Jumat, 14 Oktober 2016

KAJIAN STRUKTURAL NOVEL KELIR SLINDET KARYA KEDUNG DARMA ROMANSA



Sastra adalah kegiatan kreaatif, sebuah karya seni (Wellek & Warren, 1990:3). Dikatakan sebuah karya seni karena memiliki nilai keindahan dalam karya tersebut. Para ahli mempersempit definisi dengan mengatakan bahwa karya seni yang termasuk dalam karya sastra adalah karya yang berupa hasil imajinasi atau menulis kreatif (Bachrudin, 2008:22).
NOVEL adalah salah satu jenis karyaa sastra yang memiliki karakter tersendiri. Sebagai sebuah teks, novel pada dasarnya bersifat otonom untuk melakukan dekontekstualisasi, baik dari sudut pandang sosiologis maupun psikologis, serta untuk melakukan rekontekstualisasi secara berbeda di dalam tindakan membaca.
Otonomi teks ada 3 macam, yaitu (1) intense atau maksud pengarang, (2) situasi cultural dan kondisi social pengadaan teks, dan (3) untuk siapa teks itu dimaksudkan.  Setelah melakukan kajian pada novel Kelir Slindet karya Kedung Darma Romansa dengan menggunakan yakni kajian structural maka diuraikan sebagai berikut:
1.       Tema
        Tema ialah inti atau ide  dasar sebuah cerita. Dari ide daasar itulah kemudia cerita dibangun oleh pengarangnya dengan memanfaatkan unsure-unsur instrinsik seperti plot, penokohan, latar dll. (Kosasih: 2006)
        Salah satu cara untuk mengetahui ide dasar dari prosa fiksi adalah dengan cara menguraikan peristiwa-peristiwa yang terjadi dalam cerita.    
        Pada bagian pertama digambarkan suasana mushola yang sedang ramai karena ada kegiatan latihan kasidah. Di luar mushola datanglah seorang anak lelaki yang begitu menggebu ingin melihat wajah gadis belia berkerudung biri dengan bibir merah kepundung yang tiada lain adalah Safitri.
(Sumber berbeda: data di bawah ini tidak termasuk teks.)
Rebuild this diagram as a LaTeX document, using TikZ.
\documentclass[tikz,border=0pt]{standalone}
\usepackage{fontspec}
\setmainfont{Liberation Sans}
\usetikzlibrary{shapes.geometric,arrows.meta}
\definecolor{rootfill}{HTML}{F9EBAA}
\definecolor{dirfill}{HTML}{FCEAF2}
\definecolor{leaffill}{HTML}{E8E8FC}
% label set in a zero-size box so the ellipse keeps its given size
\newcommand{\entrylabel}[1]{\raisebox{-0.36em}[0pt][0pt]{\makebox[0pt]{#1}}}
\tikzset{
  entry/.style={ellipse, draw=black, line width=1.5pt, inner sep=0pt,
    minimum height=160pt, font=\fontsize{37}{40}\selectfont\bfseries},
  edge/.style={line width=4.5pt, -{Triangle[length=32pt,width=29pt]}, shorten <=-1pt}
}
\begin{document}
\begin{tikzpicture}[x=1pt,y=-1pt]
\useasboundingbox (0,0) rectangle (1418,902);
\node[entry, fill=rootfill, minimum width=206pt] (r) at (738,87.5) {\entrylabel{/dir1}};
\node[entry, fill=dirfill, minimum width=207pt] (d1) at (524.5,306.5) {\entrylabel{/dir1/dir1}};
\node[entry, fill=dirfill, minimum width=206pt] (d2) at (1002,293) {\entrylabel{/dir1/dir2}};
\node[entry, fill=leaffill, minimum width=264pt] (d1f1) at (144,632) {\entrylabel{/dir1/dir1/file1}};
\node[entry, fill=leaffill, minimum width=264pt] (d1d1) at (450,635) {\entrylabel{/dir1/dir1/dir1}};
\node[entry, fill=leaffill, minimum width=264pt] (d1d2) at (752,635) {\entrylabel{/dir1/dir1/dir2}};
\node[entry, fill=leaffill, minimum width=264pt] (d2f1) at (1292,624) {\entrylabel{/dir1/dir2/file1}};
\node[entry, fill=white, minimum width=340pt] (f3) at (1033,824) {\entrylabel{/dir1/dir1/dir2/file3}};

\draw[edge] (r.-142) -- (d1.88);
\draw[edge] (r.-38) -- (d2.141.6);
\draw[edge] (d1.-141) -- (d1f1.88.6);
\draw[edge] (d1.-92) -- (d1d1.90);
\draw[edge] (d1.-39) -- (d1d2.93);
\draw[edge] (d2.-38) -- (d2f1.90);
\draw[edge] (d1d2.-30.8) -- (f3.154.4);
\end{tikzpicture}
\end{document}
Anak lelaki itu bernama Mukimin, dengan membawa rasa penasaran yang menggebu dia lewati semua rintangan yang beresiko, berada mengendap-endap di bawah kandang kambing yang baud an tanah yang becek hanya untuk mengintip Safitri dari balik kaca nako mushola.
        Pada bagian kedua. Meski diawali dengan penggambaran kondisi desa Cikedung dan Indramayu, namun disitulah cinta mulai bersemi. Mukimin mulai melancarkan aksinya untuk mendapatkan hati Safitri.
        Bagian ketiga menggambarkan tentang hobi Safitri dan latar belaakang ibu bapak Safitri dan H. Nasir. Namun di bagian ketiga juga digambarkan bagaimana Mukimin menjadi semakin menggila pada sosok Safitri.
        Pada bagian ketiga puluh menggambarkan tentang kondisi Safitri yang kian tertekan. Ia makin murung. Sudah tak ada lagi tempat yang aman untuk Safitri di desanya. Pada  akhirnya ia memutuskan pergi dari rumaah dengan membawa badan yang sedang mengandung.
        Pada bagian teraakhir, bagian ketiga puluh satu. Menghadirkan sebuah pembelaan tokoh Didi kepada Safitri dan menambah teka teki perihal orang yang telah menghamili Safitri pada lima bulan yang lalu.
        Novel yang cukup apik mendeskripsikan kondisi cultural dan social masyarakat Indramayu ini mengangkat tema percintaan dengan latar realitas kehidupan masyarakat pantura yang kumuh, miskin dan berada dalam kubangan kejumudan. Sosok Safitri benar-benar menjadi pusat perhatian di tengah masyarakat, dimana safitri yang dicintai oleh kedua adik kakak anak H. Nasir yaitu Mukimin (Muhaimin) dan Mushtafa. Selain itu ada sosok Saprudin dan Didi yang diam-diam menyukainya. Meskipun dari sekian laki-laki yang mencintainya, Saafitri hanya mencintai Mukimin karenaa kepolosan, kekonyolan dan ketololannya yang membuat ia terkesan.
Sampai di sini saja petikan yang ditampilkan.